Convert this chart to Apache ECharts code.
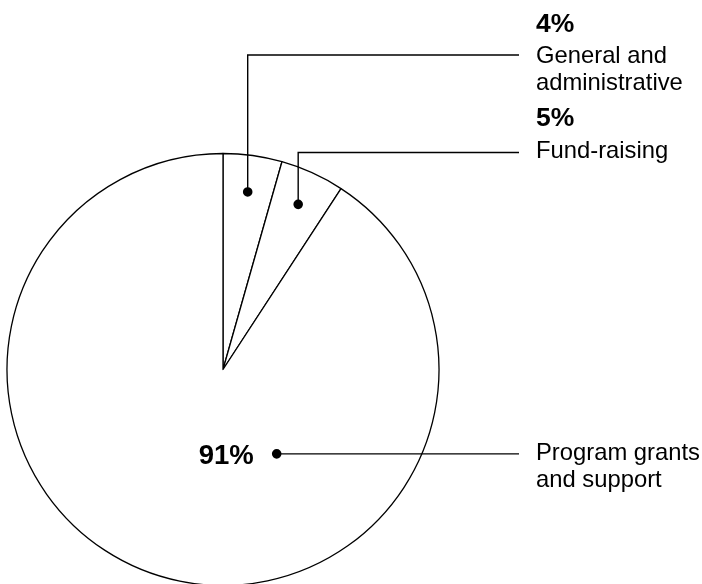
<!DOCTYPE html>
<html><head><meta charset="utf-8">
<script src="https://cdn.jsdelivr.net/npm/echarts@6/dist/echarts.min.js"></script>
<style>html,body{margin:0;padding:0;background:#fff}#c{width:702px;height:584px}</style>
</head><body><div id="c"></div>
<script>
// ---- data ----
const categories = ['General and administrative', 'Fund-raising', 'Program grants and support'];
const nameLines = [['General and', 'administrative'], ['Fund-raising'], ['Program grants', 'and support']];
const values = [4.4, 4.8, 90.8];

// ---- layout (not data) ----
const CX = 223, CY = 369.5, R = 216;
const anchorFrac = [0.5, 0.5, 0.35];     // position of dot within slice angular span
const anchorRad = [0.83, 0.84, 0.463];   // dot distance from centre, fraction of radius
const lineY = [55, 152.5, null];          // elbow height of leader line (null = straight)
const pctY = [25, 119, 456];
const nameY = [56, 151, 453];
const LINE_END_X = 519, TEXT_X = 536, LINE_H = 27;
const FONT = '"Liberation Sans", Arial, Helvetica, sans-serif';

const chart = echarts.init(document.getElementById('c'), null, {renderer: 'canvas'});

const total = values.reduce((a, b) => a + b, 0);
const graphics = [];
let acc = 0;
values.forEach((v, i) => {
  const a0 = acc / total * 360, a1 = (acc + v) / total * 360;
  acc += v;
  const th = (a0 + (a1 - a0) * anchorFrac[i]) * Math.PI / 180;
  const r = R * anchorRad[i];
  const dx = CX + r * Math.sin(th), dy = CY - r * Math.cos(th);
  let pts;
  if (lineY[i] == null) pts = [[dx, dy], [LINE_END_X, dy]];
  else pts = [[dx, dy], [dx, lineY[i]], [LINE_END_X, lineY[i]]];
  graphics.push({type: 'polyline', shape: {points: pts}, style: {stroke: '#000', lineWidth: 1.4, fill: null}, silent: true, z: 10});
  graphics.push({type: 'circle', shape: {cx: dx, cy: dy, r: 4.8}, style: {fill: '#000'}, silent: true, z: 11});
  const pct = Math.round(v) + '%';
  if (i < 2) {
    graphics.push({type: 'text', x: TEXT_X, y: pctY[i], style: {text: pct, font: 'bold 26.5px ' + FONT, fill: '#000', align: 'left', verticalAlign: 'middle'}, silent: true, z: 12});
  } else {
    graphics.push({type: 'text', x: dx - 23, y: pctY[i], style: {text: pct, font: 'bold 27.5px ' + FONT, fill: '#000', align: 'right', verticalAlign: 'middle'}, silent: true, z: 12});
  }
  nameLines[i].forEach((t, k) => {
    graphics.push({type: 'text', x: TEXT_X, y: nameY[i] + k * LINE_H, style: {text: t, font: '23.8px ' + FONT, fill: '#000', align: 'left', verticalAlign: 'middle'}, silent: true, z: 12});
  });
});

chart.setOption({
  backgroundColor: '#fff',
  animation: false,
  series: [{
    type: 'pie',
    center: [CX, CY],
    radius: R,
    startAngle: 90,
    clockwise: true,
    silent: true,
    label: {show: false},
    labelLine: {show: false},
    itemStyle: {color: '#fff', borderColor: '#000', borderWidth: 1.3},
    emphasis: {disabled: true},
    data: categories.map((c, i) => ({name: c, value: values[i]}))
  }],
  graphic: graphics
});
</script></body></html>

Instructions to follow: Omit the pictures and give the material again, exactly and in full.

Exercise output:
Convert this chart to Apache ECharts code.
<!DOCTYPE html>
<html><head><meta charset="utf-8">
<script src="https://cdn.jsdelivr.net/npm/echarts@6/dist/echarts.min.js"></script>
<style>html,body{margin:0;padding:0;background:#fff}#c{width:702px;height:584px}</style>
</head><body><div id="c"></div>
<script>
// ---- data ----
const categories = ['General and administrative', 'Fund-raising', 'Program grants and support'];
const nameLines = [['General and', 'administrative'], ['Fund-raising'], ['Program grants', 'and support']];
const values = [4.4, 4.8, 90.8];

// ---- layout (not data) ----
const CX = 223, CY = 369.5, R = 216;
const anchorFrac = [0.5, 0.5, 0.35];     // position of dot within slice angular span
const anchorRad = [0.83, 0.84, 0.463];   // dot distance from centre, fraction of radius
const lineY = [55, 152.5, null];          // elbow height of leader line (null = straight)
const pctY = [25, 119, 456];
const nameY = [56, 151, 453];
const LINE_END_X = 519, TEXT_X = 536, LINE_H = 27;
const FONT = '"Liberation Sans", Arial, Helvetica, sans-serif';

const chart = echarts.init(document.getElementById('c'), null, {renderer: 'canvas'});

const total = values.reduce((a, b) => a + b, 0);
const graphics = [];
let acc = 0;
values.forEach((v, i) => {
  const a0 = acc / total * 360, a1 = (acc + v) / total * 360;
  acc += v;
  const th = (a0 + (a1 - a0) * anchorFrac[i]) * Math.PI / 180;
  const r = R * anchorRad[i];
  const dx = CX + r * Math.sin(th), dy = CY - r * Math.cos(th);
  let pts;
  if (lineY[i] == null) pts = [[dx, dy], [LINE_END_X, dy]];
  else pts = [[dx, dy], [dx, lineY[i]], [LINE_END_X, lineY[i]]];
  graphics.push({type: 'polyline', shape: {points: pts}, style: {stroke: '#000', lineWidth: 1.4, fill: null}, silent: true, z: 10});
  graphics.push({type: 'circle', shape: {cx: dx, cy: dy, r: 4.8}, style: {fill: '#000'}, silent: true, z: 11});
  const pct = Math.round(v) + '%';
  if (i < 2) {
    graphics.push({type: 'text', x: TEXT_X, y: pctY[i], style: {text: pct, font: 'bold 26.5px ' + FONT, fill: '#000', align: 'left', verticalAlign: 'middle'}, silent: true, z: 12});
  } else {
    graphics.push({type: 'text', x: dx - 23, y: pctY[i], style: {text: pct, font: 'bold 27.5px ' + FONT, fill: '#000', align: 'right', verticalAlign: 'middle'}, silent: true, z: 12});
  }
  nameLines[i].forEach((t, k) => {
    graphics.push({type: 'text', x: TEXT_X, y: nameY[i] + k * LINE_H, style: {text: t, font: '23.8px ' + FONT, fill: '#000', align: 'left', verticalAlign: 'middle'}, silent: true, z: 12});
  });
});

chart.setOption({
  backgroundColor: '#fff',
  animation: false,
  series: [{
    type: 'pie',
    center: [CX, CY],
    radius: R,
    startAngle: 90,
    clockwise: true,
    silent: true,
    label: {show: false},
    labelLine: {show: false},
    itemStyle: {color: '#fff', borderColor: '#000', borderWidth: 1.3},
    emphasis: {disabled: true},
    data: categories.map((c, i) => ({name: c, value: values[i]}))
  }],
  graphic: graphics
});
</script></body></html>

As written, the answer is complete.